One of the critical things when you're collecting huge amounts of data and driving is you realize that most of driving is quite boring, nothing interesting in terms of understanding driver behavior or training computer vision models for edge cases and so on. Nothing interesting happens. So one of the future steps we're taking is based on the things we found in the data so far, we know which parts are interesting and which are not.

And so we want to design onboard algorithms that are processing in real time that video data to determine, "Is this the kind of data I want to keep at this time? And if not, throw it out." That means we can collect more efficiently just the bits that are interesting for edge case neural network model training or for understanding human behavior.

Now this is a totally unknown open area because really we don't understand what people do in semi-autonomous vehicles, when the car is driving itself, when the human is driving itself. So the initial stages of the study were to keep all the data so we could do the analysis to analyze the body pose, glance allocation, activity, smartphone usage, all the various sun decelerations, autopilot usage, where it's used, how it's used, geographic, weather, night, so on.

But as we start to understand where the fundamental insights come from, we can start to be more and more selective about which epics of data we want to be collecting.
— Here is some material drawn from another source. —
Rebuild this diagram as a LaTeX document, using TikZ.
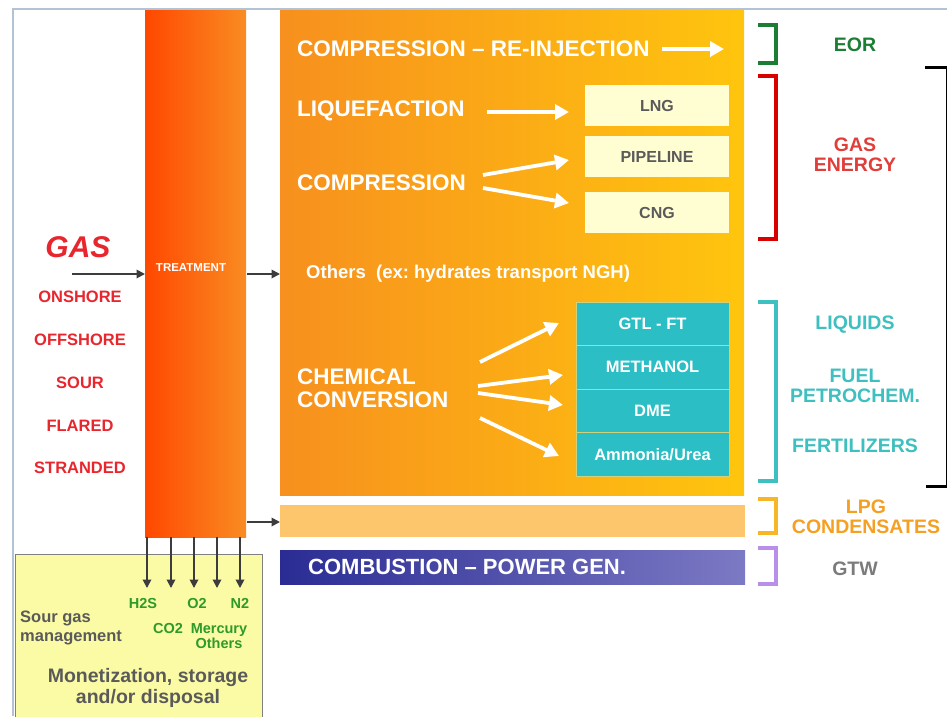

Now that requires real-time processing of the data. As Dan said, that's where the Jetson TX2, the power that the Jetson TX2 brings, becomes more and more useful.

Now all of this work is part of the MIT Autonomous Vehicle Technology Study. We've collected over 320,000 miles so far and collecting 500 to 1,000 miles every day. So we're always growing, adding new vehicles. We're looking at adding a Tesla Model 3, a Cadillac CT6 Super Cruise system, and others.

One of the driving principles behind our work is that the kind of data collection we need to design safe, semi-autonomous, and autonomous vehicles is that we need to record not just the forward roadway or any kind of sensor collection on the external environment. We need to have rich sensor information about the internal environment, what the driver is doing, everything about their face, the glance, all the cognitive load, and body pose, everything about their activity.

We truly believe that autonomy, autonomous vehicles, require an understanding of how human supervisors of those systems behave, how we can keep them attentive, keep their glance on the road, keep them as effective, efficient supervisors of those systems. Thanks for watching.